▸ DATA EXTRACT
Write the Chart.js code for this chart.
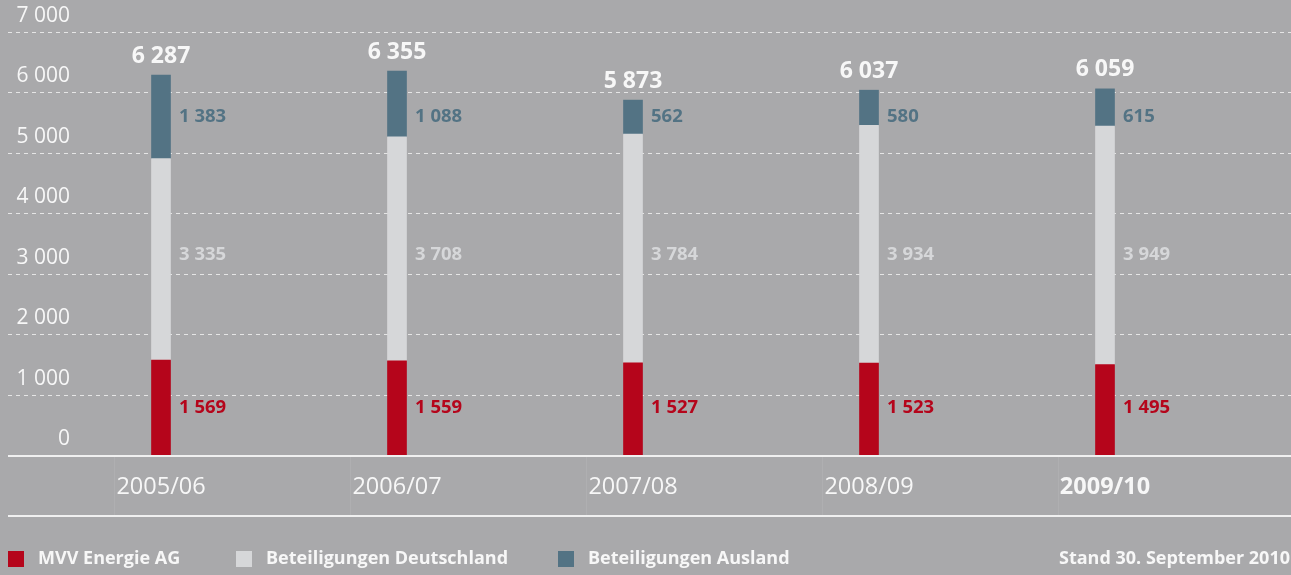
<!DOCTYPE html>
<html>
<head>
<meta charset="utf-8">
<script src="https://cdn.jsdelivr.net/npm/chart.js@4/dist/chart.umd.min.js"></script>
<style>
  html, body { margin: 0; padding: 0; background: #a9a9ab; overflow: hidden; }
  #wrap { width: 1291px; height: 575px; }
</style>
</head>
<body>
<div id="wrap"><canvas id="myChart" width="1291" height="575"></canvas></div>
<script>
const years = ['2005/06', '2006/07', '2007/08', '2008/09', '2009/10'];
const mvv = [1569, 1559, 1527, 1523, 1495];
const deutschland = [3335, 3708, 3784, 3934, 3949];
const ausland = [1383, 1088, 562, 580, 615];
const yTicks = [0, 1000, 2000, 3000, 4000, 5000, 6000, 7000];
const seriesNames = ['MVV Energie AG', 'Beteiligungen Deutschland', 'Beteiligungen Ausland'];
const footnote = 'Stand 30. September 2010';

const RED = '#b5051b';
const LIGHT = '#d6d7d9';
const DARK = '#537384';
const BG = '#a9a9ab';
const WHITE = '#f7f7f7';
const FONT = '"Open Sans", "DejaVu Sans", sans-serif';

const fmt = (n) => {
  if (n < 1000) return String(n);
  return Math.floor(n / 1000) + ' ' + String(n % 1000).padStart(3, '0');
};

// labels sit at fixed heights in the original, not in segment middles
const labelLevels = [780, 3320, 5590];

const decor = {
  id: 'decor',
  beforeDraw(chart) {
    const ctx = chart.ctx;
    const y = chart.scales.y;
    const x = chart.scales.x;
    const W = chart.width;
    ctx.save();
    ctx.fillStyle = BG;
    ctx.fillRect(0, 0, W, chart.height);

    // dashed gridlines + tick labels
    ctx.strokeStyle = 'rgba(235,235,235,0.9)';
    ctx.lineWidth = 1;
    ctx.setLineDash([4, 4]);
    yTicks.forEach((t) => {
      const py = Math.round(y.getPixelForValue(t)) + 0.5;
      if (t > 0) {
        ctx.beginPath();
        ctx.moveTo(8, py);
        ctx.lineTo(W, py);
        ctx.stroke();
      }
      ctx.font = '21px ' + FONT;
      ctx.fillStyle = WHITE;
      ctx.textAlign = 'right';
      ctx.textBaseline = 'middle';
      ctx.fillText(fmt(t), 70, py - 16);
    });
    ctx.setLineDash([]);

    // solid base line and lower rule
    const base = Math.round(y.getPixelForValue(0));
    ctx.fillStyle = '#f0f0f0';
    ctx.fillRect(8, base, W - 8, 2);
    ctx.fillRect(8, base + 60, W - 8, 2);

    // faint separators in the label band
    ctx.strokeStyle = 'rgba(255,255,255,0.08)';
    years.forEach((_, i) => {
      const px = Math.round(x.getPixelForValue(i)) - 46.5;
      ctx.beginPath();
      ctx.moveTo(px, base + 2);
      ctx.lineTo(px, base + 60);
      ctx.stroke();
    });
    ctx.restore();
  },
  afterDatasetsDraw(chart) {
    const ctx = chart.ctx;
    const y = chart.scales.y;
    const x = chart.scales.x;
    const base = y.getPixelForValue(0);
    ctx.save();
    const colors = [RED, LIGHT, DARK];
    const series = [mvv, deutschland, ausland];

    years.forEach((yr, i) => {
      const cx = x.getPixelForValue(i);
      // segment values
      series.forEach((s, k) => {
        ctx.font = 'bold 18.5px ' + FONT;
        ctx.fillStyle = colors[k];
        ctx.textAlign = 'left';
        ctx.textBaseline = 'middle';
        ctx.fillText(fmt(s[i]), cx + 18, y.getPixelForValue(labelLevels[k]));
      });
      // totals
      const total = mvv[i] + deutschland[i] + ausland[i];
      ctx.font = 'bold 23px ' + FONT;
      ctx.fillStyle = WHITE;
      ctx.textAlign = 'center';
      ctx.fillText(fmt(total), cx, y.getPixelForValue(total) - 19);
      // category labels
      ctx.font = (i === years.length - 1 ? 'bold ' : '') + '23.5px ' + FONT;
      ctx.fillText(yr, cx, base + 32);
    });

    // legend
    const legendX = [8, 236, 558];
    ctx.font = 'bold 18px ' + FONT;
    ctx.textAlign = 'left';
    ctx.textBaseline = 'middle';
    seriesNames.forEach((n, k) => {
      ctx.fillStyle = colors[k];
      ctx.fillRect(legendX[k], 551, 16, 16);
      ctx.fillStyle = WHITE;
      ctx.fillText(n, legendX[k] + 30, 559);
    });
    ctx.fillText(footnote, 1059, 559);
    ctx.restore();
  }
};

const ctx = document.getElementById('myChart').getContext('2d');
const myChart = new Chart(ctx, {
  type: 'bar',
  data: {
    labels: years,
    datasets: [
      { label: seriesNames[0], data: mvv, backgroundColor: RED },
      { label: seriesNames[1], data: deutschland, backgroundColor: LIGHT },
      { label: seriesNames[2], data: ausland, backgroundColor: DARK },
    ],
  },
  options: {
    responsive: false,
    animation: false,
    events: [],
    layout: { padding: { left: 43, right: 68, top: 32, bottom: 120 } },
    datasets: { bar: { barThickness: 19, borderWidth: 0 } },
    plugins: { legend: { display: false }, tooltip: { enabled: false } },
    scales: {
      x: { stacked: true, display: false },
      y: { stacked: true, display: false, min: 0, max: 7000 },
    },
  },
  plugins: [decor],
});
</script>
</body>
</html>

▸ OBJECTIVE
Begin at the top of the material above and output each line exactly, stopping after the line that holds "const labelLevels = [780, 3320, 5590];". Leave out pictures.

▸ REPLY
Write the Chart.js code for this chart.
<!DOCTYPE html>
<html>
<head>
<meta charset="utf-8">
<script src="https://cdn.jsdelivr.net/npm/chart.js@4/dist/chart.umd.min.js"></script>
<style>
  html, body { margin: 0; padding: 0; background: #a9a9ab; overflow: hidden; }
  #wrap { width: 1291px; height: 575px; }
</style>
</head>
<body>
<div id="wrap"><canvas id="myChart" width="1291" height="575"></canvas></div>
<script>
const years = ['2005/06', '2006/07', '2007/08', '2008/09', '2009/10'];
const mvv = [1569, 1559, 1527, 1523, 1495];
const deutschland = [3335, 3708, 3784, 3934, 3949];
const ausland = [1383, 1088, 562, 580, 615];
const yTicks = [0, 1000, 2000, 3000, 4000, 5000, 6000, 7000];
const seriesNames = ['MVV Energie AG', 'Beteiligungen Deutschland', 'Beteiligungen Ausland'];
const footnote = 'Stand 30. September 2010';

const RED = '#b5051b';
const LIGHT = '#d6d7d9';
const DARK = '#537384';
const BG = '#a9a9ab';
const WHITE = '#f7f7f7';
const FONT = '"Open Sans", "DejaVu Sans", sans-serif';

const fmt = (n) => {
  if (n < 1000) return String(n);
  return Math.floor(n / 1000) + ' ' + String(n % 1000).padStart(3, '0');
};

// labels sit at fixed heights in the original, not in segment middles
const labelLevels = [780, 3320, 5590];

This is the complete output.